The Staples Center courtside seats where Donald Sterling once conducted his rumpled reign have been taken over by folks like Floyd Mayweather and Justin Bieber and Rihanna. The king's throne has been confiscated, and he'll never get it back.
The Staples Center press room that the Sterlings once filled with chip-munching, soda-guzzling sycophants has been mostly emptied of their presence. In the past, the place would be crowded with Sterling's moneyed friends, who would watch the halftime and postgame shows on the televisions while patting Sterling's back, nudging his ribs and kissing his ring. They're mostly gone now, having realized that they can no longer benefit from the relationship. There are still a few misguided middle-aged women hanging around wearing ''Team Shelly'' shirts and challenging those who would oppose her presence, but here's guessing they will eventually flee in embarrassment.
Also gone forever is access to what Sterling consider his prize hood ornaments, his players. Forever bolted is the Clipper locker room where Sterling would love to occasionally visit with friends, sickeningly showing off his player's physiques while attempting to encourage those players — some of whom he didn't even know — with high-school chants. Sterling can't go there anymore. He'll never set foot in a sports locker room again.
It's all gone now, for both of the Sterlings, all of it, every smiling usher, every last back slap, every bowl of pretzels, their stage and their status having been stripped by both an angry NBA and a sickened community.
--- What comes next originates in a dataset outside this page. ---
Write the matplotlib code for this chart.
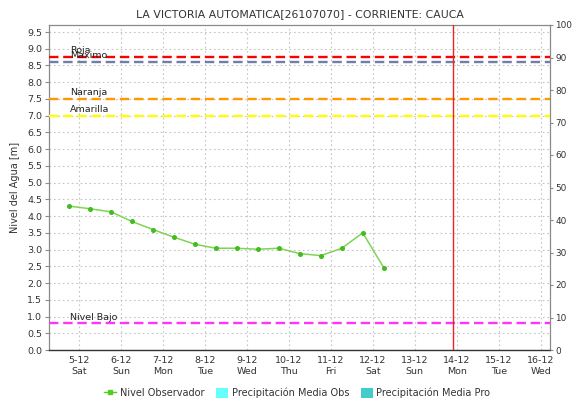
import matplotlib
matplotlib.use("Agg")
import matplotlib.pyplot as plt
import matplotlib.dates as mdates
from matplotlib.lines import Line2D
from matplotlib.patches import Patch
import pandas as pd

# Observed water level (m), readings every 12 h
obs_times = pd.date_range("2020-12-04 18:15", periods=16, freq="12h")
obs_level = [4.30, 4.22, 4.13, 3.84, 3.60, 3.37, 3.16, 3.04,
             3.04, 3.01, 3.04, 2.88, 2.82, 3.04, 3.50, 2.46]

# Alert thresholds (m)
threshold_names = ["Roja", "Maximo", "Naranja", "Amarilla", "Nivel Bajo"]
threshold_values = [8.75, 8.60, 7.50, 7.00, 0.80]
threshold_colors = ["#ff0000", "#6f7fa8", "#ff9900", "#ffff00", "#ff33ff"]

# Day ticks
tick_days = pd.date_range("2020-12-05", "2020-12-16", freq="D")
tick_labels = ["5-12\nSat", "6-12\nSun", "7-12\nMon", "8-12\nTue", "9-12\nWed",
               "10-12\nThu", "11-12\nFri", "12-12\nSat", "13-12\nSun",
               "14-12\nMon", "15-12\nTue", "16-12\nWed"]
now_time = pd.Timestamp("2020-12-13 21:40")

x_start = pd.Timestamp("2020-12-04 06:50")
x_end = pd.Timestamp("2020-12-16 05:20")

fig = plt.figure(figsize=(5.72, 4.03), dpi=100)
W, H = 572, 403
left, right, top, bottom = 49, 550, 25, 350
ax = fig.add_axes([left / W, (H - bottom) / H, (right - left) / W, (bottom - top) / H])

ax.set_xlim(mdates.date2num(x_start), mdates.date2num(x_end))
ax.set_ylim(0, 9.71)

# Grid
ax.set_yticks([i * 0.5 for i in range(20)])
ax.set_xticks(mdates.date2num(tick_days))
ax.set_xticklabels(tick_labels, linespacing=1.35)
ax.grid(True, color="#c4c4c4", linestyle=(0, (1.5, 2.5)), linewidth=0.8)
ax.set_axisbelow(True)

# Threshold lines and labels
label_x = mdates.date2num(pd.Timestamp("2020-12-04 18:50"))
for name, val, col in zip(threshold_names, threshold_values, threshold_colors):
    ax.axhline(val, color=col, linestyle=(0, (4, 2)), linewidth=1.7, zorder=3)
    ax.text(label_x, val + 0.05, name, fontsize=6.8, color="#222222",
            va="bottom", ha="left", zorder=4)

# Current time marker
ax.axvline(mdates.date2num(now_time), color="#ee2222", linewidth=1.0, zorder=4)

# Observed level series
ax.plot(mdates.date2num(obs_times), obs_level, color="#7fd454", linewidth=1.1,
        marker="o", markersize=2.6, markerfacecolor="#44bb22",
        markeredgecolor="#44bb22", zorder=5)

# Axes styling
for s in ["left", "right", "top"]:
    ax.spines[s].set_color("#8a8a8a")
    ax.spines[s].set_linewidth(0.9)
ax.spines["bottom"].set_color("#333333")
ax.spines["bottom"].set_linestyle((0, (1, 1)))
ax.spines["bottom"].set_linewidth(1.0)

ax.tick_params(axis="y", labelsize=6.8, colors="#8a8a8a", labelcolor="#333333",
               length=3, pad=2)
ax.tick_params(axis="x", labelsize=6.8, labelcolor="#333333", length=0, pad=4)
ax.set_yticklabels([f"{i * 0.5:.1f}" for i in range(20)])
ax.set_ylabel("Nivel del Agua [m]", fontsize=7, color="#333333", labelpad=5)

# Secondary axis for precipitation
ax2 = ax.twinx()
ax2.set_ylim(0, 100)
ax2.set_yticks(range(0, 101, 10))
ax2.tick_params(axis="y", labelsize=6.4, colors="#8a8a8a", labelcolor="#333333",
                length=2.5, pad=1.5)
for s in ["left", "right", "top", "bottom"]:
    ax2.spines[s].set_visible(False)

ax.set_title("LA VICTORIA AUTOMATICA[26107070] - CORRIENTE: CAUCA",
             fontsize=7.8, color="#333333", pad=6)

handles = [
    Line2D([0], [0], color="#55cc22", linewidth=1.0, marker="s", markersize=2.2),
    Patch(facecolor="#66ffff", edgecolor="none"),
    Patch(facecolor="#44cccc", edgecolor="none"),
]
fig.legend(handles, ["Nivel Observador", "Precipitación Media Obs",
                     "Precipitación Media Pro"],
           loc="center", bbox_to_anchor=(0.52, (H - 393) / H), ncol=3,
           frameon=False, fontsize=7, handlelength=1.2, handleheight=1.3,
           handletextpad=0.4, columnspacing=1.2, labelcolor="#333333")

fig.savefig("out.png", dpi=100, facecolor="white")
So as they continue this obscene fight to keep their team — the latest blow Shelly Sterling's threat Tuesday to the New York Times that, if necessary, she will depose every NBA owner to expose any skeletons in the closet — they need to know that they are fighting for an ideal that has been forever lost.
At this point, there is only one way the Sterlings can maintain even a shred of the respect among the Los Angeles community they have so desperately courted during their 30 years of rolling out that shiny four-burner grill.
Stop the madness. End the fight. Realize the one truth that no judge can change, no consultant can fix and no interview can massage.
There is nothing left for you here. These Clippers will never again be your Clippers. Quietly agree that for the good of the city and the NBA, you will immediately put the team up for sale.
You can't win because you've already lost.